Virginia’s same-sex marriage ban falls
Opening with a quotation from Mildred Loving on the fortieth anniversary of the Supreme Court decision in 1967 striking down Virginia’s ban on interracial marriages, a federal judge in Norfolk on Thursday evening nullified the state’s ban on same-sex marriages.
U.S. District Judge Arenda L. Wright Allen wrote: “Our courts have never long tolerated the perpetuation of laws rooted in unlawful prejudice. One of the judiciary’s noblest endeavors is to scrutinize laws that emerge from such roots.”
The judge put her decision on hold until any appeal to the U.S. Court of Appeals for the Fourth Circuit, based in Richmond, is decided.
Her ruling struck down a provision of the state constitution, approved by Virginia voters in 2006, and state laws that excluded gays and lesbians from equal marriage rights. Those measures both prohibit same-sex couples from marrying in the state and refuse to officially recognize such marriages performed where they were legal.
A separate challenge to those laws is awaiting a decision in a federal court in Harrisonburg, which is proceeding as a class-action lawsuit involving all same-sex couples in Virginia except those two couples involved in the Norfolk case. That case, too, appears near to a decision.
As other judges have done, Judge Wright Allen on Thursday ruled that the two couples in her court were not seeking a newly created right — a free-standing right of gays and lesbians to marry — but rather were seeking equal access to existing marital rights open to opposite-sex couples.
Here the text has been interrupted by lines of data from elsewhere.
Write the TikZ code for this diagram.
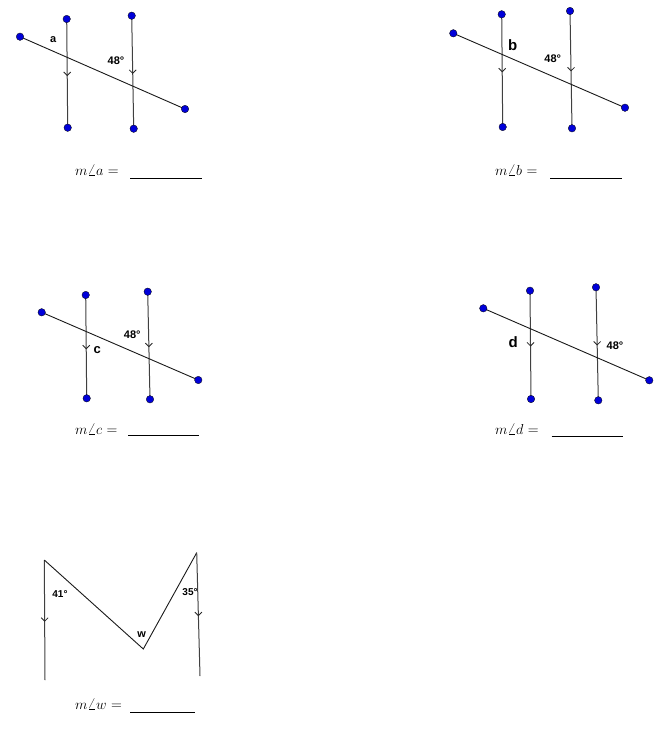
\documentclass[tikz,border=0pt]{standalone}
\usepackage{fontspec}
\setsansfont{Liberation Sans}
\usetikzlibrary{calc}
\begin{document}
\begin{tikzpicture}[x=1pt,y=-1pt,
  seg/.style={draw=black!90,line width=0.9pt},
  vline/.style={draw=black!75,line width=1pt},
  dotpt/.style={circle,fill=blue!85!black,draw=black,line width=0.3pt,inner sep=0pt,minimum size=7.5pt},
  lbl/.style={font=\sffamily\bfseries\fontsize{11}{13}\selectfont,inner sep=0pt},
  biglbl/.style={font=\sffamily\bfseries\fontsize{15}{17}\selectfont,inner sep=0pt},
  smlbl/.style={font=\sffamily\bfseries\fontsize{10}{12}\selectfont,inner sep=0pt},
  ans/.style={anchor=base west,inner sep=0pt,font=\fontsize{15}{17}\selectfont},
  blank/.style={draw=black,line width=0.8pt},
  chev/.pic={\draw[black!85,line width=0.8pt] (-3.5,-3.5) -- (0,0) -- (3.5,-3.5);}
]
\useasboundingbox (0,0) rectangle (669,736);

% ---------- figure a ----------
\coordinate (a1) at (66.7,19);   \coordinate (a2) at (67.7,127.7);
\coordinate (a3) at (131.7,15.7); \coordinate (a4) at (133.7,128.7);
\coordinate (a5) at (20,36.7);   \coordinate (a6) at (185,109);
\draw[vline] (a1) -- (a2);
\draw[vline] (a3) -- (a4);
\draw[seg] (a5) -- (a6);
\pic at ($(a1)!0.52!(a2)$) {chev};
\pic at ($(a3)!0.51!(a4)$) {chev};
\foreach \p in {a1,a2,a3,a4,a5,a6} \node[dotpt] (d\p) at (\p) {};
\node[lbl] (la) at (53.3,39.5) {a};
\node[lbl] (la48) at (116,61) {48°};
\node[ans] (ta) at (75,175) {$m\angle a$ =};
\draw[blank] (130,178.3) -- (201.7,178.3);

% ---------- figure b ----------
\coordinate (b1) at (501.7,14.3); \coordinate (b2) at (502.7,127);
\coordinate (b3) at (570,11);     \coordinate (b4) at (572,128.3);
\coordinate (b5) at (453.3,33.3); \coordinate (b6) at (625,107.7);
\draw[vline] (b1) -- (b2);
\draw[vline] (b3) -- (b4);
\draw[seg] (b5) -- (b6);
\pic at ($(b1)!0.51!(b2)$) {chev};
\pic at ($(b3)!0.51!(b4)$) {chev};
\foreach \p in {b1,b2,b3,b4,b5,b6} \node[dotpt] (d\p) at (\p) {};
\node[biglbl] (lb) at (512.7,45) {b};
\node[lbl] (lb48) at (552.7,58.3) {48°};
\node[ans] (tb) at (495,175) {$m\angle b$ =};
\draw[blank] (550,178.3) -- (621.7,178.3);

% ---------- figure c ----------
\coordinate (c1) at (85.7,295);   \coordinate (c2) at (86.7,398.3);
\coordinate (c3) at (147.7,291.7); \coordinate (c4) at (150,399.3);
\coordinate (c5) at (41.7,312.3); \coordinate (c6) at (198.3,380);
\draw[vline] (c1) -- (c2);
\draw[vline] (c3) -- (c4);
\draw[seg] (c5) -- (c6);
\pic at ($(c1)!0.52!(c2)$) {chev};
\pic at ($(c3)!0.51!(c4)$) {chev};
\foreach \p in {c1,c2,c3,c4,c5,c6} \node[dotpt] (d\p) at (\p) {};
\node[lbl,font=\sffamily\bfseries\fontsize{13}{15}\selectfont] (lc) at (97.3,350) {c};
\node[lbl] (lc48) at (132.3,335) {48°};
\node[ans] (tc) at (75,434) {$m\angle c$ =};
\draw[blank] (128.3,435.7) -- (199.3,435.7);

% ---------- figure d ----------
\coordinate (e1) at (530,290.7);   \coordinate (e2) at (531,399);
\coordinate (e3) at (596,287.3);   \coordinate (e4) at (598.3,400.3);
\coordinate (e5) at (483.3,308.3); \coordinate (e6) at (649.3,380.3);
\draw[vline] (e1) -- (e2);
\draw[vline] (e3) -- (e4);
\draw[seg] (e5) -- (e6);
\pic at ($(e1)!0.51!(e2)$) {chev};
\pic at ($(e3)!0.51!(e4)$) {chev};
\foreach \p in {e1,e2,e3,e4,e5,e6} \node[dotpt] (d\p) at (\p) {};
\node[biglbl] (ld) at (513.3,341.7) {d};
\node[lbl] (ld48) at (615,345.7) {48°};
\node[ans] (td) at (495,434) {$m\angle d$ =};
\draw[blank] (551.7,436) -- (622.7,436);

% ---------- figure w ----------
\coordinate (m1) at (45,680);
\coordinate (m2) at (44.3,560);
\coordinate (m3) at (143.3,649);
\coordinate (m4) at (196.7,552.7);
\coordinate (m5) at (200,676);
\draw[vline] (m1) -- (m2);
\draw[seg] (m2) -- (m3) -- (m4);
\draw[vline] (m4) -- (m5);
\pic at ($(m2)!0.51!(m1)$) {chev};
\pic at ($(m4)!0.51!(m5)$) {chev};
\node[smlbl] (l41) at (60,594) {41°};
\node[smlbl] (l35) at (190,592.3) {35°};
\node[lbl] (lw) at (141.7,635) {w};
\node[ans] (tw) at (75,709) {$m\angle w$ =};
\draw[blank] (130,712.3) -- (195,712.3);
\end{tikzpicture}
\end{document}
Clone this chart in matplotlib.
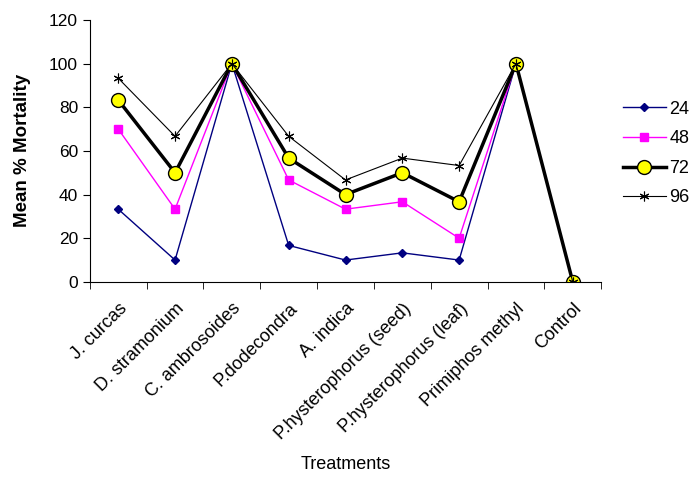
import numpy as np
import matplotlib.pyplot as plt
from matplotlib.ticker import FixedLocator

plt.rcParams['font.family'] = ['Liberation Sans', 'DejaVu Sans']

# données
treatments = ["J. curcas", "D. stramonium", "C. ambrosoides", "P.dodecondra",
              "A. indica", "P.hysterophorus (seed)", "P.hysterophorus (leaf)",
              "Primiphos methyl", "Control"]
h24 = [33.3, 10, 100, 16.7, 10, 13.3, 10, 100, 0]
h48 = [70, 33.3, 100, 46.7, 33.3, 36.7, 20, 100, 0]
h72 = [83.3, 50, 100, 56.7, 40, 50, 36.7, 100, 0]
h96 = [93.3, 66.7, 100, 66.7, 46.7, 56.7, 53.3, 100, 0]

fig = plt.figure(figsize=(6.91, 4.86), dpi=100)
ax = fig.add_axes([0.130, 0.420, 0.740, 0.539])

x = np.arange(len(treatments))
ax.plot(x, h24, color='#000080', lw=1, marker='D', ms=4.5, label='24')
ax.plot(x, h48, color='#ff00ff', lw=1, marker='s', ms=5.5, label='48')
ax.plot(x, h72, color='black', lw=2.5, marker='o', ms=10,
        markerfacecolor='#ffff00', markeredgecolor='black', markeredgewidth=1, label='72')
ax.plot(x, h96, color='black', lw=0.8, marker=(6, 2, 0), ms=7, mew=0.8, label='96')

ax.set_xlim(-0.5, len(treatments) - 0.5)
ax.set_ylim(0, 120)
ax.set_yticks(range(0, 121, 20))
ax.tick_params(axis='y', labelsize=12.5, length=5, direction='out')

ax.set_xticks(x)
ax.set_xticklabels(treatments, rotation=45, ha='right', rotation_mode='anchor', fontsize=13)
ax.tick_params(axis='x', which='major', length=0, pad=13)
ax.xaxis.set_minor_locator(FixedLocator(np.arange(-0.5, len(treatments), 1)))
ax.tick_params(axis='x', which='minor', length=5, direction='out')

for s in ['top', 'right']:
    ax.spines[s].set_visible(False)

ax.set_ylabel("Mean % Mortality", fontsize=13.5, fontweight='bold')
ax.yaxis.set_label_coords(-0.115, 0.5)
ax.set_xlabel("Treatments", fontsize=13)
ax.xaxis.set_label_coords(0.5, -0.665)

ax.legend(loc='center left', bbox_to_anchor=(1.01, 0.49), frameon=False,
          fontsize=13, handlelength=2.4, labelspacing=0.7, handletextpad=0.2)

fig.savefig("out.png", dpi=100)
The couples, the judge wrote, “ask for nothing more than to exercise a right that is enjoyed by the vast majority of Virginia’s adult citizens.” By gaining that right, the opinion added, the fundamental right to marry will not be transformed.
Virginia’s marriage bans, she added, “interject profound government interference into one of the most personal choices a person makes.”
In nullifying those bans under the Constitution’s Due Process Clause, Judge Wright Allen applied the most rigorous constitutional test of government action: “strict scrutiny.” That is the standard that has long been used to judge discrimination based on race. Some other courts that have struck down other states’ same-sex marriage have applied a lower level of analysis, known as “heightened scrutiny.” This judge used the higher level in weighing the due process challenge because, she said, “marriage is a fundamental right.”
She applied less-exacting tests in finding that the bans violated guarantees of legal equality, concluding that the state had no legitimate purpose for excluding same-sex couples from marital rights.
She noted that, in defending the Virginia provisions, those in support of them had relied heavily upon tradition to avoid “radical change.” The judge said that argument also had been advanced to try to maintain the ban on interracial marriage, struck down by the Supreme Court in Loving v. Virginia.
“Tradition is revered in the Commonwealth,” the judge declared, “and often rightly so. However, tradition alone cannot justify denying same-sex couples the right to marry any more than it could justify Virginia’s ban on interracial marriage.”
The judge also rejected defenders’ arguments that the bans were necessary to prevent the federal government from interfering in state matters, and were necessary to protect children from being raised by same-sex parents.
State officials had continued to defend the bans until recently. In last November’s election, a new attorney general was chosen, Democrat Mark R. Herring. He switched the state’s official position and abandoned the defense. The defense was carried on by two county clerks, the officials who issue marriage licenses in the state.
Because the ruling is on hold, the two same-sex couples involved in the case will not be able to seek marriage licenses.